- [Work required]: Can you set down, exactly as they appear below, the lines from the opening of the material through the one bearing "import pandas as pd", minus the pictures?

______________________________

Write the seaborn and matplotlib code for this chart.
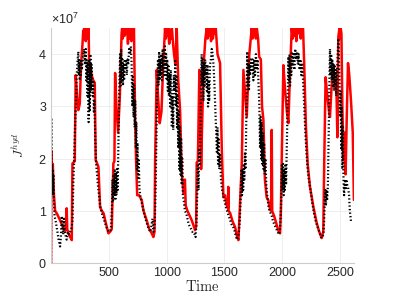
import matplotlib
matplotlib.use("Agg")
import matplotlib.pyplot as plt
import matplotlib.ticker as mticker
import seaborn as sns
import numpy as np
import pandas as pd

# ---- data (values in units of 1e7) ----
t_red = [0, 2, 8, 15, 25, 35, 50, 78, 100, 121, 130, 135, 140, 150, 165, 179, 185, 205, 213, 225, 236, 248,
         260, 272, 278, 282, 286, 290, 295, 300, 305, 310, 315, 320, 325, 330, 337, 350, 365, 378, 386, 400,
         410, 424, 440, 455, 470, 482, 496, 510, 525, 539, 548, 554, 565, 580, 595, 610, 615, 620, 628, 635,
         642, 650, 658, 665, 672, 680, 688, 695, 702, 710, 717, 727, 735, 745, 760, 784, 800, 827, 850, 871,
         885, 895, 900, 914, 925, 940, 955, 970, 986, 993, 1000, 1008, 1015, 1022, 1030, 1038, 1045, 1060, 1075,
         1087, 1100, 1116, 1130, 1145, 1158, 1165, 1180, 1200, 1217, 1235, 1246, 1255, 1260, 1270, 1283, 1290,
         1298, 1305, 1320, 1335, 1347, 1354, 1361, 1368, 1376, 1384, 1392, 1400, 1410, 1418, 1425, 1440, 1462,
         1477, 1491, 1505, 1520, 1530, 1533, 1536, 1549, 1570, 1592, 1610, 1621, 1635, 1650, 1664, 1680, 1693,
         1705, 1715, 1736, 1743, 1750, 1757, 1765, 1772, 1780, 1791, 1800, 1815, 1825, 1837, 1850, 1865, 1880,
         1895, 1905, 1909, 1913, 1930, 1950, 1970, 1981, 1988, 1995, 2010, 2025, 2040, 2053, 2065, 2082, 2090,
         2098, 2106, 2114, 2122, 2130, 2140, 2150, 2160, 2170, 2180, 2190, 2205, 2220, 2240, 2270, 2298, 2320,
         2341, 2355, 2363, 2375, 2390, 2405, 2413, 2425, 2440, 2455, 2470, 2477, 2485, 2495, 2500, 2505, 2512,
         2520, 2530, 2540, 2548, 2560, 2569, 2580, 2595, 2610, 2620]
j_red = [0.0, 2.15, 1.5, 1.9, 1.3, 1.0, 0.95, 0.82, 0.7, 0.62, 0.7, 1.05, 0.65, 0.57, 0.5, 0.44, 1.91, 1.95,
         3.6, 3.2, 2.93, 3.05, 3.83, 4.2, 4.45, 4.3, 4.5, 4.35, 4.5, 4.25, 4.5, 4.4, 4.5, 4.3, 4.5, 3.64, 3.8,
         3.6, 3.5, 3.45, 1.97, 1.9, 1.84, 1.07, 1.0, 0.95, 0.8, 0.69, 0.57, 0.6, 0.65, 1.91, 1.95, 3.64, 3.0,
         2.5, 3.2, 4.4, 4.5, 4.3, 4.5, 4.35, 4.5, 4.4, 4.5, 4.2, 4.5, 4.3, 4.5, 4.25, 4.5, 4.4, 4.5, 2.8, 2.0,
         1.3, 1.3, 1.21, 1.0, 0.82, 0.65, 0.57, 0.5, 0.6, 1.93, 3.7, 3.2, 2.68, 2.9, 3.8, 4.5, 4.3, 4.5, 4.35,
         4.5, 4.2, 4.45, 4.3, 4.5, 4.08, 3.8, 4.5, 3.5, 2.93, 1.78, 1.34, 1.6, 1.1, 1.0, 0.9, 0.82, 0.7, 0.63,
         0.7, 1.93, 1.95, 3.7, 3.5, 1.8, 2.5, 3.8, 4.3, 4.5, 4.3, 4.5, 4.35, 4.5, 4.25, 4.5, 4.3, 4.5, 4.4, 4.5,
         4.0, 3.83, 2.16, 1.26, 1.3, 1.1, 1.05, 1.46, 1.0, 0.96, 0.8, 0.69, 0.5, 0.44, 1.15, 1.93, 3.7, 3.2,
         2.8, 3.5, 4.0, 4.5, 4.3, 4.5, 4.35, 4.5, 4.3, 4.5, 4.3, 3.95, 3.9, 3.0, 2.74, 1.6, 1.26, 1.2, 1.02,
         1.0, 2.55, 1.0, 0.9, 0.75, 0.6, 0.57, 1.0, 1.93, 3.79, 3.3, 2.9, 2.68, 3.5, 4.5, 4.3, 4.5, 4.35, 4.5,
         4.25, 4.5, 4.4, 4.5, 4.3, 4.5, 4.5, 3.8, 2.6, 1.9, 1.46, 1.07, 0.77, 0.6, 0.48, 0.6, 1.91, 3.56, 3.2,
         2.9, 2.8, 3.3, 3.8, 3.5, 3.2, 2.41, 4.33, 4.5, 4.3, 4.5, 4.4, 3.0, 1.97, 2.5, 1.7, 3.0, 3.83, 3.6,
         3.1, 2.5, 1.21]

t_black = [0, 2, 5, 8, 11, 14, 17, 20, 24, 30, 40, 55, 65, 78, 85, 92, 98, 105, 112, 120, 128, 135, 145, 155,
           165, 175, 185, 192, 200, 205, 210, 215, 220, 225, 230, 236, 240, 244, 248, 252, 256, 260, 265, 270,
           275, 280, 285, 290, 295, 300, 305, 310, 315, 320, 325, 330, 335, 340, 345, 350, 355, 360, 365, 370,
           375, 380, 385, 390, 398, 405, 415, 425, 440, 455, 470, 485, 500, 512, 520, 527, 531, 536, 541, 546,
           551, 556, 561, 566, 571, 576, 582, 590, 597, 602, 607, 612, 617, 622, 627, 632, 637, 642, 648, 655,
           662, 668, 675, 682, 690, 697, 703, 708, 713, 718, 723, 728, 733, 738, 743, 748, 753, 758, 765, 775,
           790, 810, 830, 845, 860, 870, 878, 885, 892, 898, 905, 912, 918, 925, 930, 935, 940, 945, 950, 955,
           960, 965, 970, 975, 980, 985, 990, 995, 1000, 1005, 1010, 1015, 1020, 1025, 1030, 1035, 1040, 1045,
           1050, 1057, 1062, 1068, 1075, 1080, 1085, 1090, 1095, 1100, 1105, 1110, 1115, 1120, 1125, 1130, 1135,
           1140, 1148, 1158, 1170, 1180, 1190, 1200, 1212, 1222, 1232, 1242, 1250, 1258, 1264, 1270, 1276, 1282,
           1288, 1293, 1298, 1303, 1308, 1313, 1318, 1323, 1328, 1333, 1338, 1343, 1348, 1353, 1358, 1363, 1368,
           1375, 1383, 1390, 1398, 1405, 1412, 1420, 1428, 1435, 1440, 1445, 1450, 1455, 1462, 1470, 1480, 1490,
           1500, 1515, 1530, 1545, 1560, 1575, 1590, 1600, 1610, 1618, 1625, 1632, 1638, 1643, 1648, 1652, 1657,
           1662, 1667, 1672, 1677, 1682, 1688, 1693, 1697, 1702, 1707, 1712, 1717, 1722, 1728, 1735, 1742, 1750,
           1758, 1765, 1772, 1780, 1787, 1795, 1802, 1808, 1813, 1818, 1823, 1828, 1833, 1838, 1843, 1848, 1855,
           1862, 1870, 1880, 1890, 1900, 1910, 1920, 1930, 1940, 1950, 1960, 1970, 1978, 1985, 1992, 1997, 2002,
           2007, 2012, 2017, 2022, 2028, 2033, 2039, 2046, 2053, 2058, 2063, 2068, 2073, 2078, 2083, 2090, 2098,
           2105, 2112, 2120, 2128, 2135, 2142, 2150, 2158, 2165, 2172, 2180, 2190, 2200, 2210, 2220, 2230, 2245,
           2260, 2275, 2290, 2305, 2320, 2335, 2345, 2355, 2362, 2368, 2373, 2378, 2383, 2388, 2395, 2402, 2408,
           2413, 2418, 2423, 2428, 2433, 2438, 2443, 2448, 2453, 2458, 2463, 2468, 2473, 2478, 2485, 2490, 2495,
           2500, 2505, 2510, 2515, 2520, 2525, 2530, 2535, 2540, 2545, 2550, 2556, 2562, 2570, 2578, 2585, 2595]
j_black = [0.0, 2.78, 1.3, 1.9, 1.4, 1.8, 1.3, 1.7, 1.2, 0.9, 0.8, 0.6, 0.45, 0.32, 0.5, 0.9, 0.7, 0.55, 0.85,
           0.6, 0.5, 0.45, 0.6, 0.55, 0.6, 0.65, 0.8, 1.5, 2.0, 2.4, 2.8, 3.0, 3.5, 3.7, 3.9, 4.05, 3.6, 3.9,
           3.5, 3.8, 3.6, 3.9, 3.7, 3.8, 3.9, 4.05, 4.1, 3.9, 3.8, 4.1, 3.5, 3.9, 3.2, 3.8, 2.7, 3.9, 2.9, 4.0,
           3.3, 3.8, 3.6, 3.2, 3.5, 2.9, 3.1, 2.6, 2.2, 1.9, 1.7, 1.5, 1.3, 1.1, 0.95, 0.85, 0.75, 0.65, 0.6,
           0.62, 0.7, 1.1, 1.6, 1.2, 1.7, 1.3, 1.8, 1.2, 1.7, 1.3, 1.8, 1.4, 2.2, 3.3, 4.0, 3.4, 4.1, 3.5, 3.9,
           3.4, 3.8, 3.5, 3.9, 3.7, 3.9, 3.6, 3.9, 3.8, 4.1, 4.0, 4.15, 3.8, 3.0, 3.6, 2.8, 3.4, 2.6, 3.1, 2.2,
           2.7, 1.8, 2.3, 1.6, 2.0, 1.4, 1.25, 1.1, 0.9, 0.75, 0.65, 0.6, 0.75, 0.85, 0.6, 0.65, 0.8, 1.5, 2.5,
           3.3, 3.9, 3.4, 4.05, 3.5, 3.9, 3.6, 4.0, 3.5, 4.1, 3.7, 3.9, 3.6, 4.15, 3.8, 4.0, 3.5, 3.9, 3.3, 3.8,
           3.2, 3.6, 3.0, 3.7, 3.4, 2.6, 3.2, 2.55, 3.6, 3.3, 3.9, 3.0, 3.6, 2.6, 3.2, 2.2, 2.9, 1.8, 2.6, 1.7,
           2.4, 1.5, 2.0, 1.3, 1.2, 1.0, 0.95, 0.85, 0.75, 0.7, 0.65, 0.6, 0.6, 0.55, 0.5, 0.8, 1.3, 1.9, 1.4,
           2.2, 1.9, 2.7, 3.5, 4.0, 3.4, 3.9, 3.1, 3.8, 3.4, 3.9, 3.6, 3.7, 3.3, 3.8, 3.0, 3.5, 3.1, 3.8, 3.9,
           4.1, 4.0, 3.8, 3.5, 3.0, 2.5, 2.1, 2.6, 1.9, 2.4, 1.8, 2.1, 1.6, 1.4, 1.3, 1.2, 1.05, 0.95, 0.85,
           0.75, 0.7, 0.6, 0.5, 0.45, 0.5, 0.6, 0.8, 1.1, 1.5, 1.8, 1.3, 1.8, 1.4, 1.9, 1.6, 2.1, 1.8, 2.6, 3.4,
           4.05, 3.4, 3.9, 3.3, 3.8, 3.6, 3.9, 3.7, 3.9, 3.5, 3.9, 3.6, 4.0, 3.7, 3.9, 3.4, 3.0, 2.2, 2.8, 2.0,
           2.7, 1.9, 2.5, 1.8, 2.3, 1.7, 2.0, 1.5, 1.3, 1.1, 1.0, 0.95, 0.9, 0.8, 0.75, 0.7, 0.65, 0.6, 0.55,
           0.6, 0.8, 1.3, 1.9, 1.4, 1.9, 1.3, 1.8, 1.4, 1.9, 1.5, 2.2, 3.0, 3.95, 3.5, 4.0, 3.4, 3.9, 3.6, 4.05,
           3.8, 4.0, 3.7, 4.1, 3.9, 4.05, 3.8, 4.0, 3.7, 3.9, 3.6, 3.8, 3.5, 3.0, 2.5, 2.1, 1.8, 1.6, 1.4, 1.15,
           0.95, 0.8, 0.7, 0.6, 0.5, 0.48, 0.55, 0.8, 1.2, 1.4, 1.1, 1.4, 1.2, 1.5, 2.5, 3.5, 4.1, 3.6, 4.0,
           3.5, 3.9, 3.4, 3.8, 3.3, 3.8, 3.4, 3.7, 3.2, 3.6, 3.9, 4.3, 4.0, 3.5, 2.8, 3.3, 2.2, 3.0, 1.8, 2.6,
           1.6, 1.3, 1.5, 1.6, 1.4, 1.6, 1.5, 1.45, 1.3, 1.0, 0.8]

x_ticks = [500, 1000, 1500, 2000, 2500]
y_ticks = [0, 1e7, 2e7, 3e7, 4e7]

df_red = pd.DataFrame({"t": t_red, "J": np.array(j_red) * 1e7})
df_black = pd.DataFrame({"t": t_black, "J": np.array(j_black) * 1e7})

sns.set_style("white")
plt.rcParams["font.family"] = ["Liberation Sans", "DejaVu Sans"]
plt.rcParams["mathtext.fontset"] = "custom"
plt.rcParams["mathtext.rm"] = "Liberation Sans"
plt.rcParams["mathtext.it"] = "Liberation Sans:italic"

fig = plt.figure(figsize=(3.99, 2.99), dpi=100)
ax = fig.add_axes([0.128, 0.120, 0.759, 0.786])

sns.lineplot(data=df_red, x="t", y="J", ax=ax, color="#ff0000", lw=1.8,
             sort=False, estimator=None, legend=False)
sns.lineplot(data=df_black, x="t", y="J", ax=ax, color="black", lw=1.6,
             linestyle=(0, (0.6, 1.0)), sort=False, estimator=None, legend=False)

ax.set_xlim(0, 2620)
ax.set_ylim(0, 4.5e7)
ax.set_xticks(x_ticks)
ax.set_yticks(y_ticks)

fmt = mticker.ScalarFormatter(useMathText=True)
fmt.set_powerlimits((0, 0))
ax.yaxis.set_major_formatter(fmt)
ax.yaxis.get_offset_text().set_fontsize(9)
ax.yaxis.get_offset_text().set_color("#262626")

ax.grid(True, color="#ebebeb", lw=0.6)
ax.set_axisbelow(True)
for s in ["top", "right"]:
    ax.spines[s].set_visible(False)
for s in ["left", "bottom"]:
    ax.spines[s].set_color("#cccccc")
    ax.spines[s].set_linewidth(0.8)
ax.tick_params(direction="in", length=3, width=0.6, color="#bbbbbb",
               labelsize=9, labelcolor="#262626", pad=3)

ax.set_xlabel(r"$\mathrm{Time}$", fontsize=10.5, math_fontfamily="cm", labelpad=0, color="#262626")
ax.set_ylabel(r"$J^{hyd}$", fontsize=9.5, math_fontfamily="cm", labelpad=8, color="#262626")

fig.savefig("out.png", dpi=100)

______________________________

- [Final result]:
Write the seaborn and matplotlib code for this chart.
import matplotlib
matplotlib.use("Agg")
import matplotlib.pyplot as plt
import matplotlib.ticker as mticker
import seaborn as sns
import numpy as np
import pandas as pd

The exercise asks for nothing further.